Ingredients:

  • 2 cod fillets (about 6 oz/170g each), skinless and boneless, patted dry
  • 1/2 teaspoon kosher salt (2.5 mL)
  • 1/4 teaspoon black pepper (1.25 mL)
  • 1 tablespoon all-purpose flour (8g), for dusting
  • 1 cup all-purpose flour (120g), plus extra for dusting
  • 1 teaspoon baking powder (5g)
  • 1/2 teaspoon kosher salt (2.5 mL)
  • 1/2 cup ice-cold beer (lager or pale ale works best) (120mL)
  • 1/2 cup ice-cold sparkling water (120mL)

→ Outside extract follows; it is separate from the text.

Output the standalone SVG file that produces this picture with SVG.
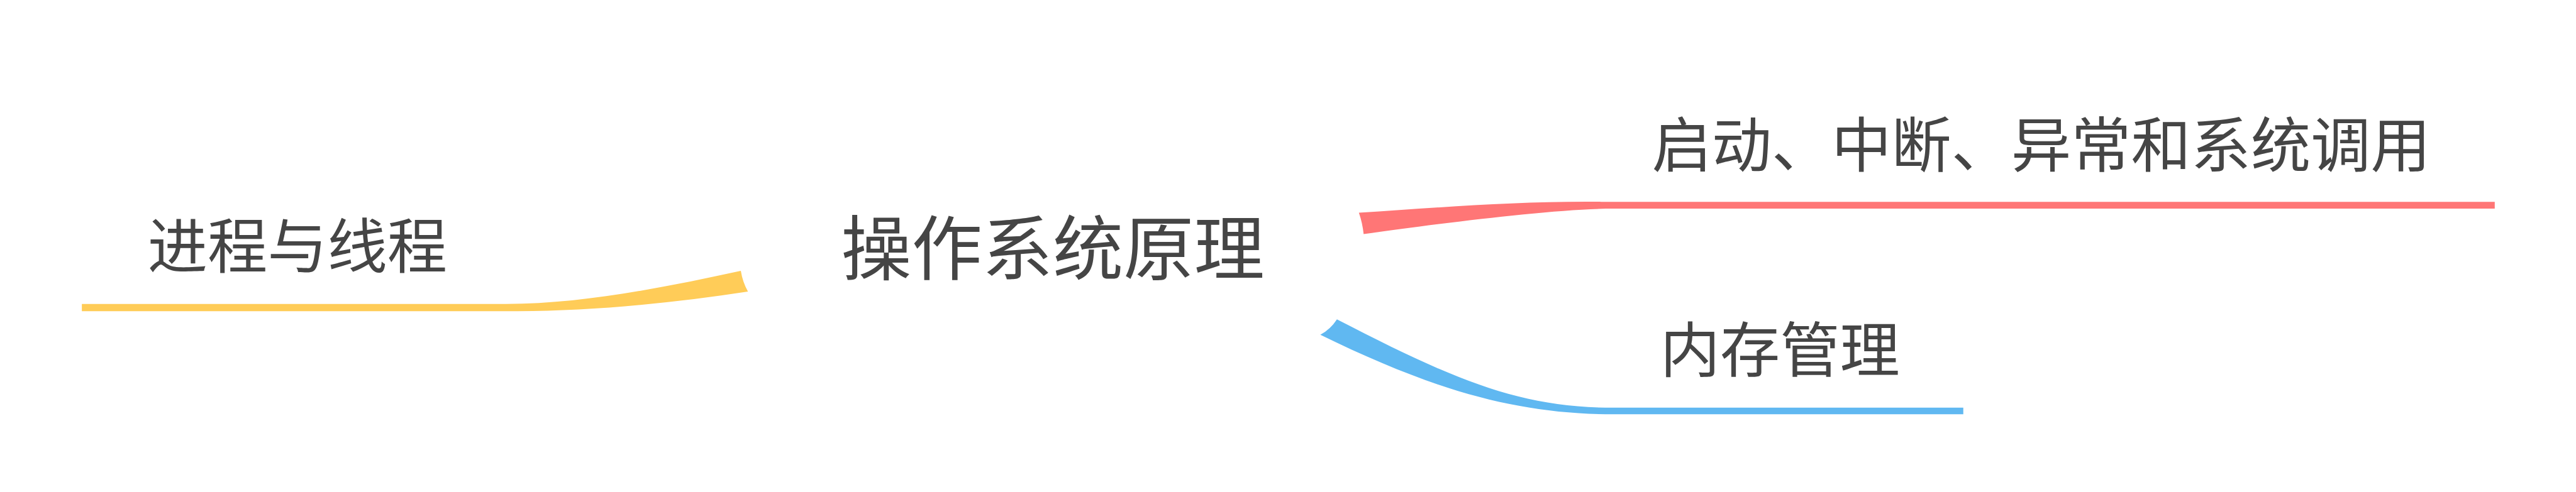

  • Vegetable oil (enough to fill a deep pot or fryer about 2-3 inches/5-7.5cm deep)

Instructions:

  1. Pat fish fillets dry. Season with salt and pepper. Lightly dust with flour. This helps the batter adhere.
  2. In a bowl, whisk together flour, baking powder, and salt. Gradually whisk in cold beer and cold sparkling water until just combined. Important: Do not overmix! A few lumps are okay; overmixing develops gluten and makes the batter tough.

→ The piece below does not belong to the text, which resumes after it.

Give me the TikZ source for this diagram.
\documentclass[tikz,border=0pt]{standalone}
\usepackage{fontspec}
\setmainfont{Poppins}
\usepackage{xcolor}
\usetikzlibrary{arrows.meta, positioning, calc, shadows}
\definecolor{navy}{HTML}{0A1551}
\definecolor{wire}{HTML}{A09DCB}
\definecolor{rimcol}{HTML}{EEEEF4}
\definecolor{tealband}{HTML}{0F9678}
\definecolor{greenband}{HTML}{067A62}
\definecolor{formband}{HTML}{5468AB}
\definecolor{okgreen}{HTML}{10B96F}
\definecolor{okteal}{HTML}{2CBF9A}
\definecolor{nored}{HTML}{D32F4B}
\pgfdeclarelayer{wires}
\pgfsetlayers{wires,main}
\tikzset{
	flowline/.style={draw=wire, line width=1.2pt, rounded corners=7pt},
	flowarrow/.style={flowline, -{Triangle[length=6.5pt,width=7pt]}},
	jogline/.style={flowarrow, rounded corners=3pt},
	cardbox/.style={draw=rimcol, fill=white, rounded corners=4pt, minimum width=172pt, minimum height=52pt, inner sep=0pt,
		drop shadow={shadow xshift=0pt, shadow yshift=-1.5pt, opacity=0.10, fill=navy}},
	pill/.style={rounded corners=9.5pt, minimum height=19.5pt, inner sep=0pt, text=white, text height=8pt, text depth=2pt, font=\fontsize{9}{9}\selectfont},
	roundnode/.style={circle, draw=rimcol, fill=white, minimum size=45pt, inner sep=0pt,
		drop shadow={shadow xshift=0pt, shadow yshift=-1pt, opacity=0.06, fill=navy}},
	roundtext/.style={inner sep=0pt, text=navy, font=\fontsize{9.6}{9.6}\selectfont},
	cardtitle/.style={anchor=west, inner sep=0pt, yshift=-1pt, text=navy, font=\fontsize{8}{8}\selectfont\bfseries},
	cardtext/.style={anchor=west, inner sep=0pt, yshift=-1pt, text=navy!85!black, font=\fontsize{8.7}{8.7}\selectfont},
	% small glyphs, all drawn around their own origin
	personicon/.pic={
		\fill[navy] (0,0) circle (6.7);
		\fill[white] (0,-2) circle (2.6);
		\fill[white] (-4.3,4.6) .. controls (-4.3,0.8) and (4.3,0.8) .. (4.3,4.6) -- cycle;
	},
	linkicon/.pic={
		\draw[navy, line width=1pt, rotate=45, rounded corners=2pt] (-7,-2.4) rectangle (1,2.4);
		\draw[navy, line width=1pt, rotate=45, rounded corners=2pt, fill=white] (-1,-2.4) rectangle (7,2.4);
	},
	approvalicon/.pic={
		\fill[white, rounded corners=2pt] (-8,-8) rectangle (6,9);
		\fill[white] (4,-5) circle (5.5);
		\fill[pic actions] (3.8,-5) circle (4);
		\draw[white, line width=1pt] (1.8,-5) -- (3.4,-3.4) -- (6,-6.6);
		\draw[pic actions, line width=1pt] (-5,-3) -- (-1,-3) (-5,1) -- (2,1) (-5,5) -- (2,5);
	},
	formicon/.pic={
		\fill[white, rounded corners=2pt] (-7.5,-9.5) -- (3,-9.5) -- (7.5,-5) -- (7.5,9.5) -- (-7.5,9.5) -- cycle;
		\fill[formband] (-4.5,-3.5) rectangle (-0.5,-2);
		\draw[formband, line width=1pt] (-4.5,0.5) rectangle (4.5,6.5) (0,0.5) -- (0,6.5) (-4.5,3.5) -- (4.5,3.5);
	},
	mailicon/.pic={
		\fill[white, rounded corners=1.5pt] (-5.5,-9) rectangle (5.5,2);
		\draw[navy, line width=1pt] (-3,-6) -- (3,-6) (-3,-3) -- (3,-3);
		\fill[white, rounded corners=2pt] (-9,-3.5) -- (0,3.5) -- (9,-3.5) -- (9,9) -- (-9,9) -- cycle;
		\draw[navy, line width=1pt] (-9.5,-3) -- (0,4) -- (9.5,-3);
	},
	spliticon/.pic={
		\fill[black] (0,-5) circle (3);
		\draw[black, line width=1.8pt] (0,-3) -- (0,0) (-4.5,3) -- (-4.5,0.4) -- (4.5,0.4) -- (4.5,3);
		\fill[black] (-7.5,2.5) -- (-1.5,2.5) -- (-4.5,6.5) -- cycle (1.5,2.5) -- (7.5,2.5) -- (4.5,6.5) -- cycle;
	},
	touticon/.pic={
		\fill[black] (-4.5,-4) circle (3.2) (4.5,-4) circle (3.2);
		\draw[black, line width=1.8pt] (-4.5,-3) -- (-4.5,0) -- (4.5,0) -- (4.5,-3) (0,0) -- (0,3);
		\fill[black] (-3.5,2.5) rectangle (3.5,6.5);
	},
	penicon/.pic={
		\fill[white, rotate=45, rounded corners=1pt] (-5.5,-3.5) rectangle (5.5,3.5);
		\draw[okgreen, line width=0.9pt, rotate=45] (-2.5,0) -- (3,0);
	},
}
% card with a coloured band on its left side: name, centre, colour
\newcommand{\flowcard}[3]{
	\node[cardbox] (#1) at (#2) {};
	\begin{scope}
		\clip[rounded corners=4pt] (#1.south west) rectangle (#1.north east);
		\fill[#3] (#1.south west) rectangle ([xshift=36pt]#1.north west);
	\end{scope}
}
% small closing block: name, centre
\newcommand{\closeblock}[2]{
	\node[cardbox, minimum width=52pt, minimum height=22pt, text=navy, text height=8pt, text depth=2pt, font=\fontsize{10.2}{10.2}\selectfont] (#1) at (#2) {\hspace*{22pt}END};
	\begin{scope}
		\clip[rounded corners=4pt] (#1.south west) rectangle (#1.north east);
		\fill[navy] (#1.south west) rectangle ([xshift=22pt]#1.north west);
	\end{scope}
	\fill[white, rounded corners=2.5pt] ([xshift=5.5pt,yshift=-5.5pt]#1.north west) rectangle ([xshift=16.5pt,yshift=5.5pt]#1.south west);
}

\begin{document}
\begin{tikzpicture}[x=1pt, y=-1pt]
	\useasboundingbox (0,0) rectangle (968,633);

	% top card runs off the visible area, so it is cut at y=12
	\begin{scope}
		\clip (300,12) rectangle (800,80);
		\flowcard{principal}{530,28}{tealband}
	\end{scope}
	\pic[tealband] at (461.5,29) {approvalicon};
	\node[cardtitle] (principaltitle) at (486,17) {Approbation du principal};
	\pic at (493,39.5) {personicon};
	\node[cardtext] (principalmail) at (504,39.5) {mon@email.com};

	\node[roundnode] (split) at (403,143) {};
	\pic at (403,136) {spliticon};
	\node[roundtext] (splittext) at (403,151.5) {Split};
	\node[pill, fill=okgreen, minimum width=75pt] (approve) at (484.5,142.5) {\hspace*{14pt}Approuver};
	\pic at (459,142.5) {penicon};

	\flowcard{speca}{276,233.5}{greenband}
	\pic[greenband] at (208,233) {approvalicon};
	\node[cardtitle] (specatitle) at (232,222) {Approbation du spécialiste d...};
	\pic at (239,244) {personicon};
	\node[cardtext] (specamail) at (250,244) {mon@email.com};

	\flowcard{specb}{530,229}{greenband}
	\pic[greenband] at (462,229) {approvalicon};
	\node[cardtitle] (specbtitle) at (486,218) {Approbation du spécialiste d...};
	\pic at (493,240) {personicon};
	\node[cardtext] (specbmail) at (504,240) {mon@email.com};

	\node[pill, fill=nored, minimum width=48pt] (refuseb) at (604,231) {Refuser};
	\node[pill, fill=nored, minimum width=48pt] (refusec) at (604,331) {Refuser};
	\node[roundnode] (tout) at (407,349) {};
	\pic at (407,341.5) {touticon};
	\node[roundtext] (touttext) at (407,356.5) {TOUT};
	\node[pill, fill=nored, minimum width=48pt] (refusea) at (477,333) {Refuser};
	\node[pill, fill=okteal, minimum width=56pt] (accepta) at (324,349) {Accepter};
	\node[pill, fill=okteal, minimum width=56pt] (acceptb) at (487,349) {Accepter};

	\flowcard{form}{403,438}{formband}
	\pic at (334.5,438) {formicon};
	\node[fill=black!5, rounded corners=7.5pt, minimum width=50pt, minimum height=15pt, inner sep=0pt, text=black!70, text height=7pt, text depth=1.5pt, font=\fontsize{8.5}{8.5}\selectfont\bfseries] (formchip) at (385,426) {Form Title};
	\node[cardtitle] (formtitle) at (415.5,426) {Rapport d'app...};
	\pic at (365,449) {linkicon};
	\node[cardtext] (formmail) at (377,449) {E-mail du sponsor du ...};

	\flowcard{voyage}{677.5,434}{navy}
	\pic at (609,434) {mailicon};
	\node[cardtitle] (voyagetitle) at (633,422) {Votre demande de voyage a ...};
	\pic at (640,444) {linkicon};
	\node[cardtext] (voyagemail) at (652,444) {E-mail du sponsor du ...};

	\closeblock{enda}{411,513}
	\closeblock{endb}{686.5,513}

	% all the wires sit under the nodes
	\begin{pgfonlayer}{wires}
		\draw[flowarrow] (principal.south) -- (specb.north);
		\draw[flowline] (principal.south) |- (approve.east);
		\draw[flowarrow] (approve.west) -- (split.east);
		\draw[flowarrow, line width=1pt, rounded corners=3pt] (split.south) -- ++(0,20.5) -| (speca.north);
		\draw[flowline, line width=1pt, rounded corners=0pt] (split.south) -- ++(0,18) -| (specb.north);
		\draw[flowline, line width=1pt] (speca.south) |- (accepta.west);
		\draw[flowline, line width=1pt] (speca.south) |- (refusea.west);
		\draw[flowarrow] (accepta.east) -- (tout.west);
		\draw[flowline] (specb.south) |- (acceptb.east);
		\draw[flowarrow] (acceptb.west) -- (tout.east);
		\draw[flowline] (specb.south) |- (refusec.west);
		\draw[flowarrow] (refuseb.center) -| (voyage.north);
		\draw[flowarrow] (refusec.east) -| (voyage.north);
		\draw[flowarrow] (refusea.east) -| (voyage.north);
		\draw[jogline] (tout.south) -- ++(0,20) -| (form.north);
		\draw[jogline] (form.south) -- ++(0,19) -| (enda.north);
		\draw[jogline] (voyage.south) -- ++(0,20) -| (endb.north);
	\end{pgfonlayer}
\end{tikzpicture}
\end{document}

  3. Heat vegetable oil in a deep pot or fryer to 350°F (175°C). Use a thermometer to monitor. Maintain that temperature!
  4. Dip each floured fish fillet into the batter, ensuring it's fully coated. Carefully lower the battered fish into the hot oil.
  5. Fry for 4-5 minutes per side, or until golden brown and cooked through. Visual cue: The batter should be crispy and the fish should flake easily with a fork. Internal temperature should reach 145°F (63°C).
  6. Remove fish from oil with tongs or a slotted spoon and place on a wire rack to drain excess oil. Serve immediately with chips.